Celui qui a fomenté le coup d'État s'appelle Amadou Toumani Touré. ATT pour les Maliens. Le général ATT a promis de remettre le pouvoir aux civils. Peu l'ont cru. Pourtant, il a tenu parole. Quatorze mois après son coup d'État, il s'est retiré et les Maliens ont élu un président.

C'était le début du « printemps malien «.

Le Mali est devenu un modèle de démocratie en Afrique de l'Ouest. ATT a quitté l'armée et, en 2002, il s'est présenté à l'élection présidentielle. Il a été élu. Je l'ai rencontré en 2005 dans son grand palais qui domine Bamako. Il m'a reçue en boubou, costume traditionnel africain. Il parlait un excellent français. Il adorait Montréal qu'il avait déjà visité, car une de ses filles y étudiait. C'était un homme doux, attaché aux valeurs démocratiques. Doux, mais faible.

Il a été réélu en 2007. Il avait promis de résister à la tentation africaine d'amender la Constitution pour solliciter un troisième mandat. Il devait quitter le pouvoir le 29 avril, jour de l'élection, mais il n'a pas eu le temps de se retirer. Le 22 mars, des soldats l'ont arrêté. Un coup d'État.

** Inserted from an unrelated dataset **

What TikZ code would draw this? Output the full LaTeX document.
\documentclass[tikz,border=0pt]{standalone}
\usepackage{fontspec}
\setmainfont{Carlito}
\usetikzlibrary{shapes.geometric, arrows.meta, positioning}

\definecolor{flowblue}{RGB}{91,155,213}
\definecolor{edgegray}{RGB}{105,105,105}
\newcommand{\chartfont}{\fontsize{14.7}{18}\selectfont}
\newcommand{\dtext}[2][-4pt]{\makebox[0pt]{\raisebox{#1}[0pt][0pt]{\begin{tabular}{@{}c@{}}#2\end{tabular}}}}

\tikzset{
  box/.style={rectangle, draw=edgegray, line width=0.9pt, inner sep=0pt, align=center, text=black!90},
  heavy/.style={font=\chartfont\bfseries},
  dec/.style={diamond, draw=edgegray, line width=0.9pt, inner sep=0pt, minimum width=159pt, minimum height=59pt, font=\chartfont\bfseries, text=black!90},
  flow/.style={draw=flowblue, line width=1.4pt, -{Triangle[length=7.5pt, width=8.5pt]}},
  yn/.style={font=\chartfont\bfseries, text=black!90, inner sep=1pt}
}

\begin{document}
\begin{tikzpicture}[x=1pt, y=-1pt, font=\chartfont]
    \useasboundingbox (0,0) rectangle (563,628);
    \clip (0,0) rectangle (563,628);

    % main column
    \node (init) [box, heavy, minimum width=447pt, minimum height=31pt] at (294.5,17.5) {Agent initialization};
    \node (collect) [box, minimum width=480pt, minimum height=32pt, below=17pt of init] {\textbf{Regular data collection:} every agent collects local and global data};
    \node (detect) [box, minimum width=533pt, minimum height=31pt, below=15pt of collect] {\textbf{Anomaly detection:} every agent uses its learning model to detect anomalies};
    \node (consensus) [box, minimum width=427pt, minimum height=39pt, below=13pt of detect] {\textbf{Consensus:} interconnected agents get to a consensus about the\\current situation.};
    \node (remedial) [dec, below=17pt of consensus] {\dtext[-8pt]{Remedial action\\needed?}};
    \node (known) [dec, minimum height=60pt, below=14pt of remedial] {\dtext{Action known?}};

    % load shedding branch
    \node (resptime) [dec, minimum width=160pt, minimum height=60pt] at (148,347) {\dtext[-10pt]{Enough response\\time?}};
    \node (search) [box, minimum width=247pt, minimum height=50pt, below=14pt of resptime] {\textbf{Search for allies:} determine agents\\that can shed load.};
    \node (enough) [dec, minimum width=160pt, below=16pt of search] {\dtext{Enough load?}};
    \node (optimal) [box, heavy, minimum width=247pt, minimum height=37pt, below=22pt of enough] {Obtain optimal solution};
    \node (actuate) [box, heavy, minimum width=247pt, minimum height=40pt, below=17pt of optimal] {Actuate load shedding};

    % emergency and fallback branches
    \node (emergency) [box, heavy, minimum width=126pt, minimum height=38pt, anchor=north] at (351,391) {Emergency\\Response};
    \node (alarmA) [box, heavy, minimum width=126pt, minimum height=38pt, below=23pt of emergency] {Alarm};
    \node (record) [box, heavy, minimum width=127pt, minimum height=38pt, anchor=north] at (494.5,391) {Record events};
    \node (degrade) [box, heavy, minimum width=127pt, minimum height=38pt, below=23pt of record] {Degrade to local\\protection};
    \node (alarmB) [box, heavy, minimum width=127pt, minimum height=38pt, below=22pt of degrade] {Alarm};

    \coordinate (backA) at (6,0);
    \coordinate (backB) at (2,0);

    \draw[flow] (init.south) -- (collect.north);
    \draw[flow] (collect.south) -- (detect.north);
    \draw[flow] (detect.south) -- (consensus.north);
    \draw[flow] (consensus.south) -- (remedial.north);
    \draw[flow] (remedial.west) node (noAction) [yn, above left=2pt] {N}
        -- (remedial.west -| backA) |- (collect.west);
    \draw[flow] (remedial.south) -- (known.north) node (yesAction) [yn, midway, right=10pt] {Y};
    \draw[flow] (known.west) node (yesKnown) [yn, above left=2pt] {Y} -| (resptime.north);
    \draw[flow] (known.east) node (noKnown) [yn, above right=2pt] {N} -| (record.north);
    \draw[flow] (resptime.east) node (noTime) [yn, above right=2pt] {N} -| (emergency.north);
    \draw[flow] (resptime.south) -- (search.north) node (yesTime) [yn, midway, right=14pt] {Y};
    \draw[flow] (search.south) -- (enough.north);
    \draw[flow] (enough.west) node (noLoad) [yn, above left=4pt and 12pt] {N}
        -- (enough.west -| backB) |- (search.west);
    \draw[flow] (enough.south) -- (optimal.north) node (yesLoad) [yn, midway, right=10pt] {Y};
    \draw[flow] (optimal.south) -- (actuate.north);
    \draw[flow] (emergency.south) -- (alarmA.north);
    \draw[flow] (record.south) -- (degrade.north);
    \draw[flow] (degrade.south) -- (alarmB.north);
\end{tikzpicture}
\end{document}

Les militaires lui reprochaient son incapacité à dompter la rébellion touarègue dans le nord du pays. ATT était trop doux, trop faible. C'est ce qui l'a perdu. Et c'est ce qui est en train de perdre le pays.

Le nord du Mali est peuplé de Touaregs. Plusieurs groupes se disputent le pouvoir: un mouvement national de libération, à tendance laïque, a profité du coup d'État pour proclamer l'indépendance du Nord, un territoire grand comme la France; des islamistes purs et durs qui contrôlent les principales villes du Nord, Tombouctou et Gao, veulent imposer la charia et obliger les femmes à se voiler. Ils entretiennent des liens avec Al-Qaïda qui a des bases dans le Sahara.

Lorsque les islamistes ont pris Tombouctou et Gao, ils ont défoncé les portes des bars, jeté les bouteilles d'alcool, détruit des objets d'art, un peu à l'image des talibans lorsqu'ils ont pris le pouvoir en 1996 en Afghanistan.

Le Nord est envahi par le désert du Sahara. C'est une contrée rude et désertique, irriguée en partie par le fleuve Niger. Quand on dit que Tombouctou est à l'autre bout du monde, ce n'est pas une métaphore. Je suis allée à Tombouctou et à Gao à la fin des années 70. À l'époque, Al-Qaïda n'existait pas.

On avait pris un bateau, un vieux rafiot, qui filait le long du Niger. Nous avons navigué pendant quatre jours le long des côtes désertiques, en plein coeur du Sahara. J'étais avec le père de ma fille. Je lui ai demandé de faire appel à ses souvenirs. Voici ce qu'il m'a écrit:

«Je me souviens de l'escale merveilleuse à Tombouctou, situé à quelques kilomètres du Niger - résultat de la sécheresse -, de la dune rose dans la boucle du Niger et de la photo de nous devant la discothèque de Gao, le 1er janvier. On avait des pulls, comme ils disaient là-bas, car il faisait froid.»

«Je me souviens aussi du retour en avion, un Tupolev, démarré comme une vieille picouille, et conduit par un pilote qui avait probablement folâtré toute la nuit. L'agent de bord était affalé sur son siège, ivre mort, et une chèvre se promenait dans l'allée. Mais ce qui m'a le plus marqué, c'est la rencontre de l'autre. Même s'il ignorait que l'homme avait marché sur la lune, il portait en lui le sens de l'accueil et de la générosité.»

C'était le bout du monde. Et c'est toujours le bout du monde. Qui ira à Tombouctou pour témoigner de la souffrance du peuple et des exactions des islamistes? Qui pourra recoller les morceaux de ce pays?